Es cierto que todos hemos jugado a ?policías y ladrones? o hemos leído el Capitán Tormenta (donde los sarracenos y cristianos se batían a muerte) e incluso visto westerns donde escopetas y flechas se cruzaban con carga mortal, pero desde luego que una cosa es tomar un plato de arroz con picante y otra muy distinta tomar un plato de picante con arroz. Los videojuegos violentos tienen el encanto de lo inusual, de lo trepidante, de la acción exacerbada, del romper reglas, pero frente a ese canto de sirenas, hasta el mítico Ulises tuvo la entereza de saber atarse para resistir su canto seductor. El problema es que los menores por muy desarrollados y listos que sean, se creen dueños de sus instintos y de su futuro, e invencibles por aparentes artilugios técnicos.
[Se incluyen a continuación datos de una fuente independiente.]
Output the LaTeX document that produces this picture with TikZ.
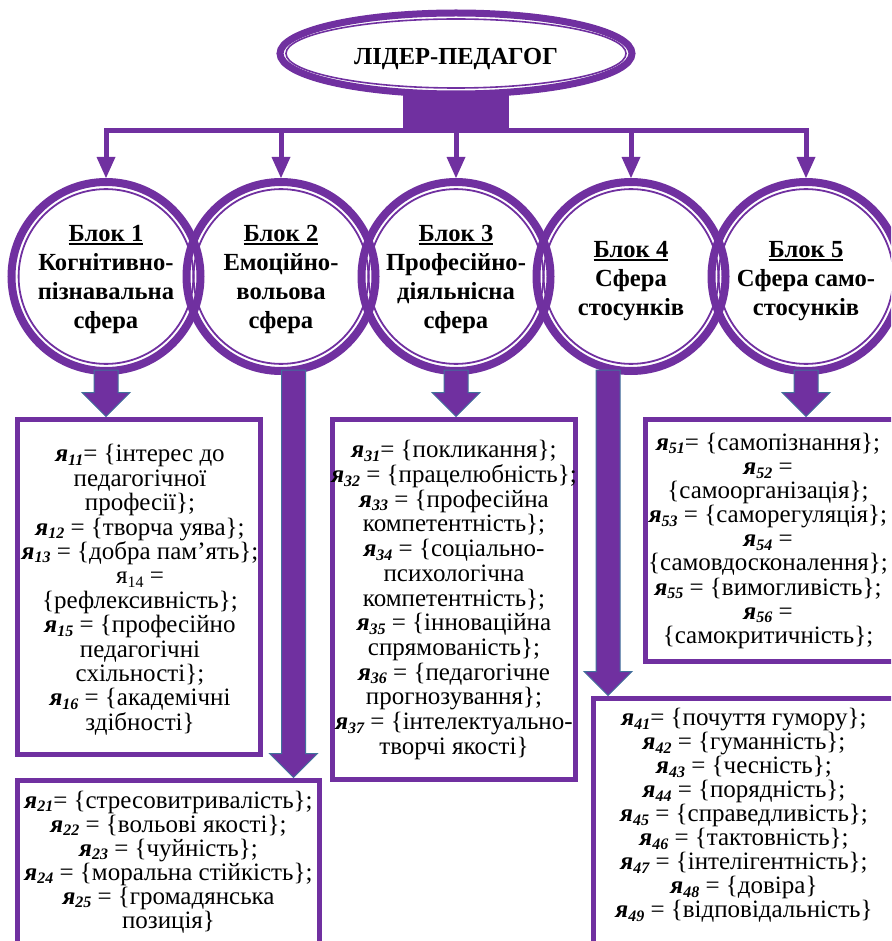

La diferencia entre una película o novela de carga violenta y un videojuego violento es la misma que existe entre erotismo y pornografía. La pincelada erótica y la nota de violencia, o incluso la ocasional película pornográfica, no son perjudiciales para el adolescente en modo alguno. El problema radica en si la pornografía o los videojuegos violentos se administran en sobredosis o si se vuelven adictivos para menores sin criterio formado. Y es que los personajes de los videojuegos sádicos como los de las películas pornográficas están reducidos a unos personajes planos, sin identidad, monótonos en su actividad, y prescindibles de la trama (en el videojuego fáciles de aniquilar y despiezar como cerdos en el matadero).

El arte puede y debe retratar la cruda realidad; y el cine, la novela o un videojuego puede retratarlo pero no resulta tan admisible que los menores puedan enfrascar su tiempo formativo o lúdico en presenciar como si nada escenas del infierno padecidas por sujetos con pretensiones de realismo.